Here I'll calculate the error rate of conversion from SDF to InChI using Open Babel, compared to doing the same conversion using the official InChI binary. Note that what we are actually calculating is the error rate of conversion from SDF -> Open Babel's internal chemical model -> InChI; it's not that Open Babel just hands the InChI code the raw SDF file.

This test is using the OB 2.3 development code. The test file is the first entry in PubChem3D. This contains 18084 3D structures.

First, run the InChI binary (I'm using Windows):
inchi-1.exe Conformers_00000001.sdf /AuxNone 2> errors.txt

Next, convert from SDF to InChI with obabel.exe (InChI format options described here):
obabel Conformers_00000001.sdf -oinchi -xw -O ob_results.txt

Clean up the InChI output (I have Cygwin installed on Windows):
grep "^InChI=" Conformers_00000001.sdf.txt > official_results.txt

Finally, compare the results:
C:\> diff official_results.txt ob_results.txt

C:\>

Too easy huh? Let's try the first 10 files in PubChem 3D instead: 166735 molecules.

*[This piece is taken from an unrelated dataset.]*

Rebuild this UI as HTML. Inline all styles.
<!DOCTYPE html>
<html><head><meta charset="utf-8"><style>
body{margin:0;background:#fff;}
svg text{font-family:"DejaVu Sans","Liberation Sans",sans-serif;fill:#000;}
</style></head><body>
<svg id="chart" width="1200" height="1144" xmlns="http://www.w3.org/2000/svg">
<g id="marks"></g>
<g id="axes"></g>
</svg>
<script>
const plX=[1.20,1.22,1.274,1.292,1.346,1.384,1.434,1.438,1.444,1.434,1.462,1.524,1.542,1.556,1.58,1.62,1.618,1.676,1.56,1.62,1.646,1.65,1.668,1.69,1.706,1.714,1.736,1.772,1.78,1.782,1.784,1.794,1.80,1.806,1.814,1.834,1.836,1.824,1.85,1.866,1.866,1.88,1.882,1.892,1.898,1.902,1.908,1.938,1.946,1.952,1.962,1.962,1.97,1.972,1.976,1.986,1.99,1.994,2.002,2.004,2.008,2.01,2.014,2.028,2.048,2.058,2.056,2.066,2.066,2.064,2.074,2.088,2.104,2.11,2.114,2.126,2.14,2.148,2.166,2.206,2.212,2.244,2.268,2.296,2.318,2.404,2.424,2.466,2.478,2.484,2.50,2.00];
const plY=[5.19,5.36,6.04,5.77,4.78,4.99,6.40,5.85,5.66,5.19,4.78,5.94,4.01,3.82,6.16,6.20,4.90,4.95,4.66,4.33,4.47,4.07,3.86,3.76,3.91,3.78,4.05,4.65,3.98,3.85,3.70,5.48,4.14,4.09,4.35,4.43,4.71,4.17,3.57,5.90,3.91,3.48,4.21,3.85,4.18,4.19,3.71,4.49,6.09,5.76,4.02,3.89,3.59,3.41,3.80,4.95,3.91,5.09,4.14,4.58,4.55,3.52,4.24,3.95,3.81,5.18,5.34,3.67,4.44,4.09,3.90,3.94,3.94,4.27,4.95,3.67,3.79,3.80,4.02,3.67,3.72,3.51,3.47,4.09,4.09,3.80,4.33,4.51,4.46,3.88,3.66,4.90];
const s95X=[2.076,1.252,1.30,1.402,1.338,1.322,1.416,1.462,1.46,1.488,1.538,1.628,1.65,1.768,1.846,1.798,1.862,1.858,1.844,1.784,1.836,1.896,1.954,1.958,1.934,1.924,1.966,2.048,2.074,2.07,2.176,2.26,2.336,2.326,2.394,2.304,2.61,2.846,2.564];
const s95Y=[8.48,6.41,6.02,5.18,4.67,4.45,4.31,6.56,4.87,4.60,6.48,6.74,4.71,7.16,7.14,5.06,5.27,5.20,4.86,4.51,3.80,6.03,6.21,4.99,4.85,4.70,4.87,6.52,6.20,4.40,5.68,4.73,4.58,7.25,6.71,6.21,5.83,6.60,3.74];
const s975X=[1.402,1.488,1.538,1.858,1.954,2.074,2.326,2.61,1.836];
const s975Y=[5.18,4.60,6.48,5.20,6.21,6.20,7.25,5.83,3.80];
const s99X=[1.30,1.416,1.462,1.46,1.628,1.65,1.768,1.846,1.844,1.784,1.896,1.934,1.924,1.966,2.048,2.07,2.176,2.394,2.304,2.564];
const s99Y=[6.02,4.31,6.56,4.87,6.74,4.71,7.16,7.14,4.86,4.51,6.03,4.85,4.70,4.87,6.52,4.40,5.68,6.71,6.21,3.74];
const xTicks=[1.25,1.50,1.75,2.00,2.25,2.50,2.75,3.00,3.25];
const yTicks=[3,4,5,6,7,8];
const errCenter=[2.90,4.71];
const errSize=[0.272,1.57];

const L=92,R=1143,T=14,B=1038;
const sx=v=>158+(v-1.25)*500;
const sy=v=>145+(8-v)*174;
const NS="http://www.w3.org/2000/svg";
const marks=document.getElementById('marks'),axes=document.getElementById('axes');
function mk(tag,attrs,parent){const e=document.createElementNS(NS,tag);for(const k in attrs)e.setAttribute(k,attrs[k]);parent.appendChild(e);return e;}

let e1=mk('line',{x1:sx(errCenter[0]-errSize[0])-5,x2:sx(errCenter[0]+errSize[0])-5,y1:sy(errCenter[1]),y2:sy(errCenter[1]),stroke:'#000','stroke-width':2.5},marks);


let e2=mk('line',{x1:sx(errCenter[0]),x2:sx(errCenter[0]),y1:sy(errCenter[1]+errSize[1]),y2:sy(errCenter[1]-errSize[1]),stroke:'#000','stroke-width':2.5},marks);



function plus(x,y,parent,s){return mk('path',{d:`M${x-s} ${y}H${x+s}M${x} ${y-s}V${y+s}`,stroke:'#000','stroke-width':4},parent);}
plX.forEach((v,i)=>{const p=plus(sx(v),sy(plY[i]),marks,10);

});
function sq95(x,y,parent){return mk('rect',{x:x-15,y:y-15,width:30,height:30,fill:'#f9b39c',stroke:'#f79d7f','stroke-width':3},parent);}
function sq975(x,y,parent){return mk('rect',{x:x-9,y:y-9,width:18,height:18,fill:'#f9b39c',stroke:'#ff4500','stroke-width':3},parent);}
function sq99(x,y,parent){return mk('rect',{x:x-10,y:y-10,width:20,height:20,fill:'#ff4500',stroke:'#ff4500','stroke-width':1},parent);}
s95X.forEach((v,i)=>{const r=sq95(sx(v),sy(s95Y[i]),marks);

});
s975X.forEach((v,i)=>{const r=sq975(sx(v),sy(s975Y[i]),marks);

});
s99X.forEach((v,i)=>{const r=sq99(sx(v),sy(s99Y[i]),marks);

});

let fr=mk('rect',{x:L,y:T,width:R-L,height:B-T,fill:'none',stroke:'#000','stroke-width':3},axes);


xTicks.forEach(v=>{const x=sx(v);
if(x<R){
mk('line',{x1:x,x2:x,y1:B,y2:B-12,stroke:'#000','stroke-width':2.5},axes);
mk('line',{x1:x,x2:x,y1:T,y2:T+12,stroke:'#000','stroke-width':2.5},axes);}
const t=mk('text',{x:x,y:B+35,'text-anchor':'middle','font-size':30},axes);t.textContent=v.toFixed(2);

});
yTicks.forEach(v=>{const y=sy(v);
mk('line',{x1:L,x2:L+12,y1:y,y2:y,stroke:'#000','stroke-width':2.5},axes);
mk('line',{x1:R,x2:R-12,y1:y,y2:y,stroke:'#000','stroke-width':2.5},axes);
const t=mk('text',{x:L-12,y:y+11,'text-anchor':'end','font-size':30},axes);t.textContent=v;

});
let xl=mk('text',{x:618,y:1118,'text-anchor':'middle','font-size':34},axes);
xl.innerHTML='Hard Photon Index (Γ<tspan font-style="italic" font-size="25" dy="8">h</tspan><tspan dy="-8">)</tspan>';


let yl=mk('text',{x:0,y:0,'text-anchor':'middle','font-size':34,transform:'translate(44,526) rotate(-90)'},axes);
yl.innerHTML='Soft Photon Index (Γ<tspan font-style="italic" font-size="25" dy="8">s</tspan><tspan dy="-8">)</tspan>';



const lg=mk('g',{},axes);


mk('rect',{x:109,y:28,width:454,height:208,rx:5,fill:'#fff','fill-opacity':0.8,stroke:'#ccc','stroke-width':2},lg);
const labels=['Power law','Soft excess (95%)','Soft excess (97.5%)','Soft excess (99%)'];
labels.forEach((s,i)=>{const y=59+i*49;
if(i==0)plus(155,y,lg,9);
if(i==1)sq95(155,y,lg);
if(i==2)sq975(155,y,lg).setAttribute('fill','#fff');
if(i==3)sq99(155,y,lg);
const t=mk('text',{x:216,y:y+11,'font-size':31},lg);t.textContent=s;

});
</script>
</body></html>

Ah...now we have something. I found 15 disagreements on the InChI. Hmmmm...but 13 of these involve molecules with isotopes of Br...one quick bug fix later (SVN r4134), I have 2 errors left: molecules 144031 and 144132. These both have multiple double bonds in ring systems, and I think there may be a difference in opinion between Open Babel and InChI over the cutoff for the size of ring in which the stereochemistry of double bonds should be considered...but that's a problem for another day.

So how does the current release compare to this? Not so well, not so well at all. We started reimplementing stereochemistry in Open Babel about 1.5 years ago, and it's only now we're getting such good performance. In short, if stereochemistry in InChI is important for your application, you should wait for the 2.3 release (or run the development code).

2 comments:

Richard Hall said...

That is a useful analysis Noel - have you tried other intermediate steps to see if you lose more information - eg sdf->smiles->inchi?

when does 2.3 get released?

Noel O'Boyle said...

@Richard: I understand that's all covered in Part II of this series (from __future__ insert link).

"When does 2.3 get released?" Sometime between 2.2 and 2.4 I guess. :-) Oh, OpenBabel 2.3? Maybe before the end of this month (resisting writing "for some value of month").